- **Exercise requirements**:
Start at the line containing "Recreate this image", stop at the line containing "(t3) at (1024.5,97)", and please reproduce every line in between, both ends included, without pictures.

- **Extracted data**:
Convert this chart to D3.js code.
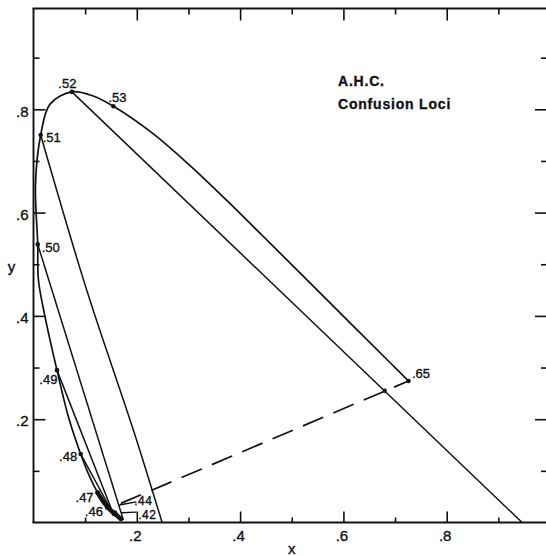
<!DOCTYPE html>
<html>
<head>
<meta charset="utf-8">
<script src="https://cdn.jsdelivr.net/npm/d3@7"></script>
<style>
  body { margin: 0; background: #fff; }
  svg { display: block; }
  text { font-family: "Liberation Sans", Arial, sans-serif; fill: #111; stroke: #111; stroke-width: 0.35px; }
</style>
</head>
<body>
<div id="chart"></div>
<script>
// spectrum locus as drawn in the figure (very close to CIE 1931), wavelength in nm
const locusNm = [650, 620, 600, 580, 570, 560, 550, 540, 530, 525, 520, 515, 510, 505, 500, 497, 494, 490, 485, 480, 475, 470, 465, 460, 455, 450, 445, 440, 430, 420, 410];
const locusX  = [0.726, 0.6915, 0.627, 0.5125, 0.4441, 0.3731, 0.3016, 0.2296, 0.1547, 0.1142, 0.0743, 0.032, 0.0139, 0.0039, 0.0082, 0.0095, 0.022, 0.0454, 0.0687, 0.0913, 0.1096, 0.1241, 0.1355, 0.144, 0.151, 0.1566, 0.161, 0.1644, 0.169, 0.1714, 0.1726];
const locusY  = [0.274, 0.3083, 0.3725, 0.4866, 0.5547, 0.6245, 0.6923, 0.7543, 0.8059, 0.8262, 0.8338, 0.81, 0.7502, 0.6548, 0.5384, 0.47, 0.40, 0.295, 0.2007, 0.1327, 0.0868, 0.0578, 0.0399, 0.0297, 0.0223, 0.0177, 0.0138, 0.0109, 0.0069, 0.0051, 0.0048];

// marked wavelengths (in micrometres, as labelled)
const markNm     = [650, 530, 520, 510, 500, 490, 480, 470, 460, 450];
const markLabels = [".65", ".53", ".52", ".51", ".50", ".49", ".48", ".47", ".46", ""];

// confusion loci
const line52 = [[0.0743, 0.8338], [0.946, 0.0]];
const line51 = [[0.0139, 0.7502], [0.103, 0.45], [0.193, 0.18], [0.249, 0.0]];
const line50 = [[0.0082, 0.5384], [0.174, 0.005]];
const line49 = [[0.0454, 0.295], [0.152, 0.023]];
const line48 = [[0.0913, 0.1327], [0.147, 0.030]];
const dashed65 = [[0.169, 0.037], [0.726, 0.274]];
const crossPoint = [0.680, 0.255];

// leaders for the short-wave labels
const leader44 = [[0.166, 0.034], [0.199, 0.040]];
const leader42 = [[0.170, 0.019], [0.199, 0.020]];

const xMajor = [0.2, 0.4, 0.6, 0.8];
const xMinor = [0.1, 0.3, 0.5, 0.7, 0.9];
const yMajor = [0.2, 0.4, 0.6, 0.8];
const yMinor = [0.1, 0.3, 0.5, 0.7, 0.9];

const W = 546, H = 556;
const frameTop = 8.5;

const x = d3.scaleLinear().domain([0, 1]).range([33.5, 550]);
const y = d3.scaleLinear().domain([0, 1]).range([522.5, 6]);

const svg = d3.select("#chart").append("svg")
  .attr("width", W)
  .attr("height", H);

const fmt = d => String(d).replace(/^0/, "");
const ink = "#111";

function styleAxis(g) {
  g.select(".domain").remove();
  g.selectAll("line").attr("stroke", ink).attr("stroke-width", 1.6);
  g.selectAll("text").attr("fill", ink).style("font-size", "15px")
    .style("font-family", "'Liberation Sans', Arial, sans-serif");
}

// frame
const frame = svg.append("g").attr("class", "frame")
  .attr("stroke", ink).attr("stroke-width", 1.9).attr("fill", "none");
frame.append("line").attr("x1", x(0)).attr("x2", x(0)).attr("y1", frameTop).attr("y2", y(0));
frame.append("line").attr("x1", x(0) - 1).attr("x2", x(1)).attr("y1", frameTop).attr("y2", frameTop);
frame.append("line").attr("x1", x(0) - 1).attr("x2", x(1)).attr("y1", y(0)).attr("y2", y(0));

// bottom axis
svg.append("g").attr("transform", `translate(0,${y(0)})`)
  .call(d3.axisBottom(x).tickValues(xMajor).tickSizeInner(-11).tickSizeOuter(0).tickPadding(8).tickFormat(fmt))
  .call(styleAxis)
  .selectAll("text").attr("dx", "-2");
svg.append("g").attr("transform", `translate(0,${y(0)})`)
  .call(d3.axisBottom(x).tickValues(xMinor).tickSizeInner(-5).tickSizeOuter(0).tickFormat(""))
  .call(styleAxis);

// left axis
svg.append("g").attr("transform", `translate(${x(0)},0)`)
  .call(d3.axisLeft(y).tickValues(yMajor).tickSizeInner(-12).tickSizeOuter(0).tickPadding(5).tickFormat(fmt))
  .call(styleAxis)
  .selectAll("text").attr("dy", "0.45em");
svg.append("g").attr("transform", `translate(${x(0)},0)`)
  .call(d3.axisLeft(y).tickValues(yMinor).tickSizeInner(-6).tickSizeOuter(0).tickFormat(""))
  .call(styleAxis);

// top axis, ticks only
svg.append("g").attr("transform", `translate(0,${frameTop})`)
  .call(d3.axisTop(x).tickValues(xMajor).tickSizeInner(-12).tickSizeOuter(0).tickFormat(""))
  .call(styleAxis);
svg.append("g").attr("transform", `translate(0,${frameTop})`)
  .call(d3.axisTop(x).tickValues(xMinor).tickSizeInner(-6).tickSizeOuter(0).tickFormat(""))
  .call(styleAxis);

// right axis, ticks only
svg.append("g").attr("transform", `translate(${x(1) - 1},0)`)
  .call(d3.axisRight(y).tickValues(yMajor).tickSizeInner(-14).tickSizeOuter(0).tickFormat(""))
  .call(styleAxis);
svg.append("g").attr("transform", `translate(${x(1) - 1},0)`)
  .call(d3.axisRight(y).tickValues(yMinor).tickSizeInner(-8).tickSizeOuter(0).tickFormat(""))
  .call(styleAxis);

// axis titles
svg.append("text").attr("x", x(0.5)).attr("y", 554).attr("text-anchor", "middle")
  .style("font-size", "15px").text("x");
svg.append("text").attr("x", 11.5).attr("y", 272).attr("text-anchor", "middle")
  .style("font-size", "15px").text("y");

// plot
const chart = svg.append("g").attr("class", "chart-group");
const locus = locusNm.map((nm, i) => ({nm: nm, x: locusX[i], y: locusY[i]}));
const byNm = nm => locus.find(o => o.nm === nm);

const curve = d3.line()
  .x(o => x(o.x)).y(o => y(o.y))
  .curve(d3.curveCatmullRom.alpha(0.5));
const straight = d3.line().x(p => x(p[0])).y(p => y(p[1]));
const bowed = d3.line().x(p => x(p[0])).y(p => y(p[1])).curve(d3.curveCatmullRom.alpha(0.5));

chart.append("path").datum(locus)
  .attr("d", curve)
  .attr("fill", "none").attr("stroke", ink).attr("stroke-width", 1.7);

// heavy short-wave end where the loci meet
chart.append("path").datum(locus.filter(o => o.nm <= 470 && o.nm >= 430))
  .attr("d", curve)
  .attr("fill", "none").attr("stroke", ink).attr("stroke-width", 4.5).attr("stroke-linecap", "round");

[line52, line50, line49, line48].forEach(pts => {
  chart.append("path").datum(pts).attr("d", straight)
    .attr("fill", "none").attr("stroke", ink).attr("stroke-width", 1.5);
});
chart.append("path").datum(line51).attr("d", bowed)
  .attr("fill", "none").attr("stroke", ink).attr("stroke-width", 1.5);

chart.append("path").datum(dashed65).attr("d", straight)
  .attr("fill", "none").attr("stroke", ink).attr("stroke-width", 1.7)
  .attr("stroke-dasharray", "22,11");

[leader44, leader42].forEach(pts => {
  chart.append("path").datum(pts).attr("d", straight)
    .attr("fill", "none").attr("stroke", ink).attr("stroke-width", 1.4);
});

// dots on the locus
const marks = markNm.map((nm, i) => ({nm: nm, label: markLabels[i], p: byNm(nm)}));
chart.selectAll(".mark").data(marks).enter()
  .append("circle").attr("class", "mark")
  .attr("cx", o => x(o.p.x)).attr("cy", o => y(o.p.y))
  .attr("r", o => o.nm <= 460 ? 3 : 2.3)
  .attr("fill", ink);
chart.append("circle").attr("cx", x(crossPoint[0])).attr("cy", y(crossPoint[1]))
  .attr("r", 2.2).attr("fill", ink);

// label placement: [dx, dy, anchor]
const place = {
  ".65": [3.5, -3, "start"],
  ".53": [-5, -4, "start"],
  ".52": [-4.5, -4, "middle"],
  ".51": [2, 7, "start"],
  ".50": [4, 7.5, "start"],
  ".49": [0.5, 14, "end"],
  ".48": [-3.5, 7, "end"],
  ".47": [-4, 9, "end"],
  ".46": [-5, 9, "end"]
};
chart.selectAll(".wl").data(marks.filter(o => o.label)).enter()
  .append("text").attr("class", "wl")
  .attr("x", o => x(o.p.x) + place[o.label][0])
  .attr("y", o => y(o.p.y) + place[o.label][1])
  .attr("text-anchor", o => place[o.label][2])
  .style("font-size", "13px")
  .text(o => o.label);

chart.append("text").attr("x", x(leader44[1][0]) - 2).attr("y", y(leader44[1][1]) + 3.5)
  .style("font-size", "12px").style("letter-spacing", "0.5px").text(".44");
chart.append("text").attr("x", x(leader42[1][0]) + 2).attr("y", y(leader42[1][1]) + 6.5)
  .style("font-size", "12px").style("letter-spacing", "0.5px").text(".42");

// title
const title = svg.append("g").style("font-size", "14px").style("font-weight", "bold")
  .style("letter-spacing", "0.8px");
title.append("text").attr("x", 338).attr("y", 85.5).text("A.H.C.");
title.append("text").attr("x", 338).attr("y", 108.5).text("Confusion Loci");
</script>
</body>
</html>
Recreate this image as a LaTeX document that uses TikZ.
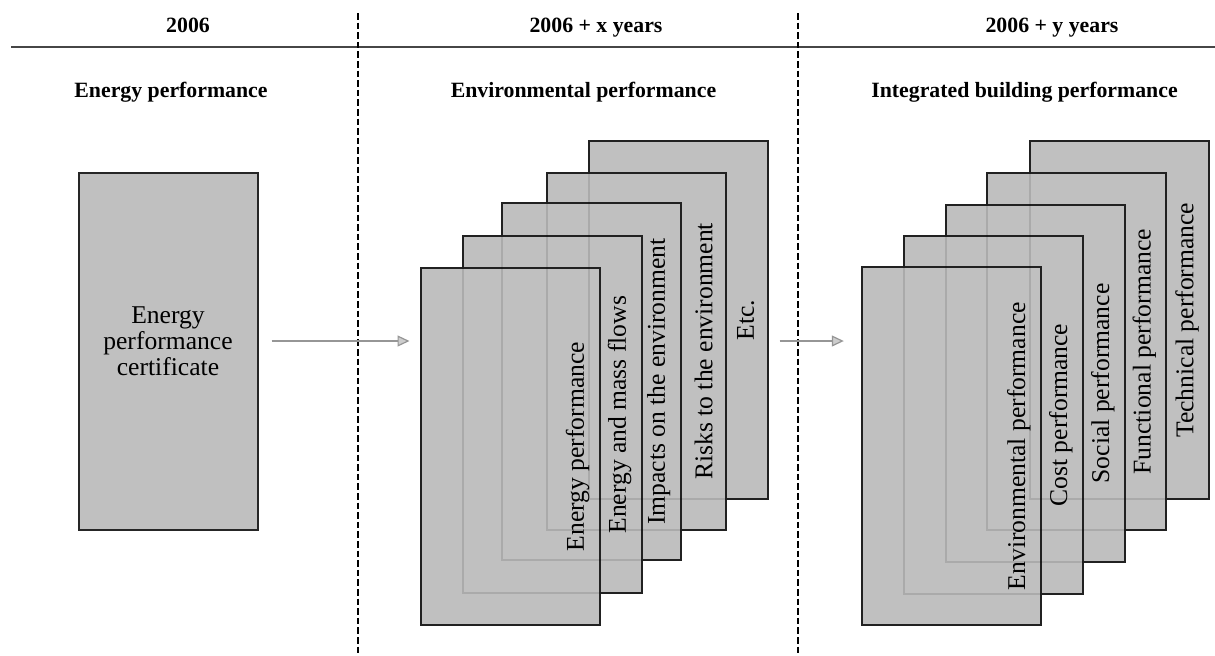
\documentclass[tikz,border=0pt]{standalone}
\usepackage{fontspec}
\setmainfont{Liberation Serif}
\usetikzlibrary{arrows.meta}
\definecolor{cardfill}{RGB}{192,192,192}
\definecolor{flowgray}{RGB}{150,150,150}
\definecolor{tipfill}{RGB}{205,205,205}
\definecolor{rulegray}{RGB}{70,70,70}
\begin{document}
\begin{tikzpicture}[x=0.5pt,y=-0.5pt,
  card/.style={draw=black!85, line width=1pt, fill=cardfill,
    minimum width=89.5pt, minimum height=178.75pt, inner sep=0pt, outer sep=0pt},
  ghost/.style={draw=black, draw opacity=0.11, line width=1pt},
  cardtext/.style={rotate=90, font=\fontsize{12.8}{13}\selectfont, inner sep=0pt},
  boxtext/.style={align=center, font=\fontsize{12.8}{13}\selectfont, inner sep=0pt},
  head/.style={font=\bfseries\fontsize{10.9}{13}\selectfont, anchor=base, inner sep=0pt},
  divider/.style={line width=0.9pt, dash pattern=on 3.3pt off 1.5pt},
  flow/.style={draw=flowgray, line width=1.4pt,
    -{Triangle[length=6pt,width=5.5pt,fill=tipfill,line width=0.6pt]}}
]
\useasboundingbox (0,0) rectangle (1215,655);

% header rule and period dividers
\coordinate (ruleL) at (11,47);
\coordinate (ruleR) at (1215,47);
\draw[rulegray, line width=1pt] (ruleL) -- (ruleR);
\coordinate (d1t) at (358,13);
\coordinate (d1b) at (358,655);
\coordinate (d2t) at (798,13);
\coordinate (d2b) at (798,655);
\draw[divider] (d1t) -- (d1b);
\draw[divider] (d2t) -- (d2b);

% period headings
\node[head] (h1) at (188,32) {2006};
\node[head] (h2) at (596,32) {2006 + x years};
\node[head] (h3) at (1052,32) {2006 + y years};
\node[head] (t1) at (171,97) {Energy performance};
\node[head] (t2) at (583.5,97) {Environmental performance};
\node[head] (t3) at (1024.5,97) {Integrated building performance};

% 2006: single certificate
\node[card] (ebox) at (168,351.3) {};
\node[boxtext] (etext) at ([yshift=5pt]ebox.center) {Energy\\performance\\certificate};

% environmental performance stack (back to front)
\node[card] (s1c5) at (678.2,319.9) {};
\node[card] (s1c4) at (636.2,351.3) {};
\node[card] (s1c3) at (591.2,381.7) {};
\node[card] (s1c2) at (552,414.7) {};
\node[card] (s1c1) at (510,446.5) {};

% integrated performance stack (back to front)
\node[card] (s2c5) at (1119.5,320.2) {};
\node[card] (s2c4) at (1076.8,351.7) {};
\node[card] (s2c3) at (1035.2,383.5) {};
\node[card] (s2c2) at (993.2,415) {};
\node[card] (s2c1) at (951.3,446.2) {};

% edges of the cards behind, seen through the front ones
\foreach \c in {s1c1,s1c2,s1c3,s1c4,s1c5,s2c1,s2c2,s2c3,s2c4,s2c5}
  \draw[ghost] (\c.south west) rectangle (\c.north east);

% card labels
\node[cardtext] (l11) at ([xshift=-11pt]s1c1.east) {Energy performance};
\node[cardtext] (l12) at ([xshift=-11pt]s1c2.east) {Energy and mass flows};
\node[cardtext] (l13) at ([xshift=-11pt]s1c3.east) {Impacts on the environment};
\node[cardtext] (l14) at ([xshift=-11pt]s1c4.east) {Risks to the environment};
\node[cardtext] (l15) at ([xshift=-11pt]s1c5.east) {Etc.};
\node[cardtext] (l21) at ([xshift=-11pt]s2c1.east) {Environmental performance};
\node[cardtext] (l22) at ([xshift=-11pt]s2c2.east) {Cost performance};
\node[cardtext] (l23) at ([xshift=-11pt]s2c3.east) {Social performance};
\node[cardtext] (l24) at ([xshift=-11pt]s2c4.east) {Functional performance};
\node[cardtext] (l25) at ([xshift=-11pt]s2c5.east) {Technical performance};

% transitions between periods
\draw[flow, shorten <=7pt, shorten >=5.5pt] (ebox.east |- 0,341) -- (s1c1.west |- 0,341);
\draw[flow, shorten <=6pt, shorten >=9pt] (s1c5.east |- 0,341) -- (s2c1.west |- 0,341);
\end{tikzpicture}
\end{document}
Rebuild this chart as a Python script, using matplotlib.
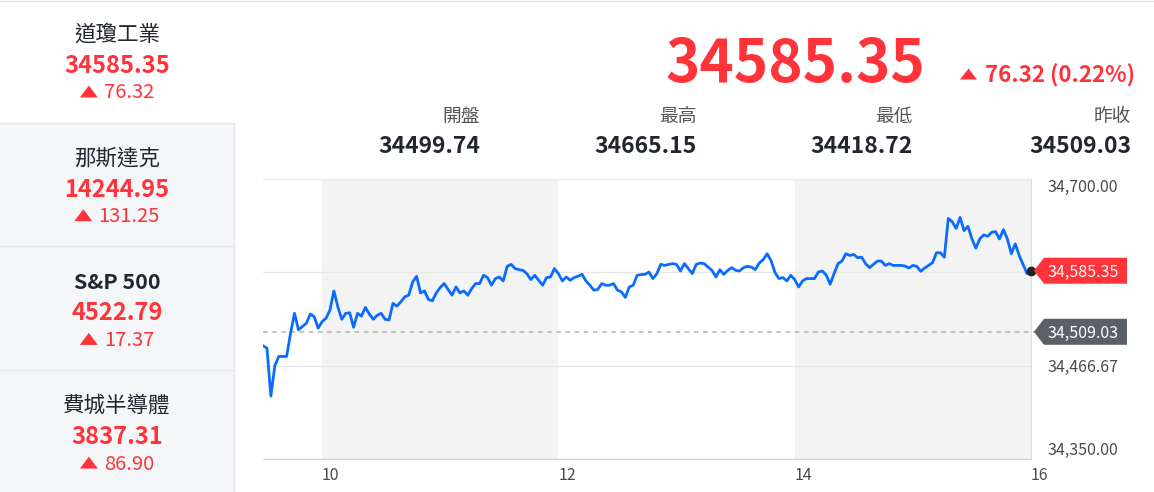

- **Correct output**:
Recreate this image as a LaTeX document that uses TikZ.
\documentclass[tikz,border=0pt]{standalone}
\usepackage{fontspec}
\setmainfont{Liberation Serif}
\usetikzlibrary{arrows.meta}
\definecolor{cardfill}{RGB}{192,192,192}
\definecolor{flowgray}{RGB}{150,150,150}
\definecolor{tipfill}{RGB}{205,205,205}
\definecolor{rulegray}{RGB}{70,70,70}
\begin{document}
\begin{tikzpicture}[x=0.5pt,y=-0.5pt,
  card/.style={draw=black!85, line width=1pt, fill=cardfill,
    minimum width=89.5pt, minimum height=178.75pt, inner sep=0pt, outer sep=0pt},
  ghost/.style={draw=black, draw opacity=0.11, line width=1pt},
  cardtext/.style={rotate=90, font=\fontsize{12.8}{13}\selectfont, inner sep=0pt},
  boxtext/.style={align=center, font=\fontsize{12.8}{13}\selectfont, inner sep=0pt},
  head/.style={font=\bfseries\fontsize{10.9}{13}\selectfont, anchor=base, inner sep=0pt},
  divider/.style={line width=0.9pt, dash pattern=on 3.3pt off 1.5pt},
  flow/.style={draw=flowgray, line width=1.4pt,
    -{Triangle[length=6pt,width=5.5pt,fill=tipfill,line width=0.6pt]}}
]
\useasboundingbox (0,0) rectangle (1215,655);

% header rule and period dividers
\coordinate (ruleL) at (11,47);
\coordinate (ruleR) at (1215,47);
\draw[rulegray, line width=1pt] (ruleL) -- (ruleR);
\coordinate (d1t) at (358,13);
\coordinate (d1b) at (358,655);
\coordinate (d2t) at (798,13);
\coordinate (d2b) at (798,655);
\draw[divider] (d1t) -- (d1b);
\draw[divider] (d2t) -- (d2b);

% period headings
\node[head] (h1) at (188,32) {2006};
\node[head] (h2) at (596,32) {2006 + x years};
\node[head] (h3) at (1052,32) {2006 + y years};
\node[head] (t1) at (171,97) {Energy performance};
\node[head] (t2) at (583.5,97) {Environmental performance};
\node[head] (t3) at (1024.5,97) {Integrated building performance};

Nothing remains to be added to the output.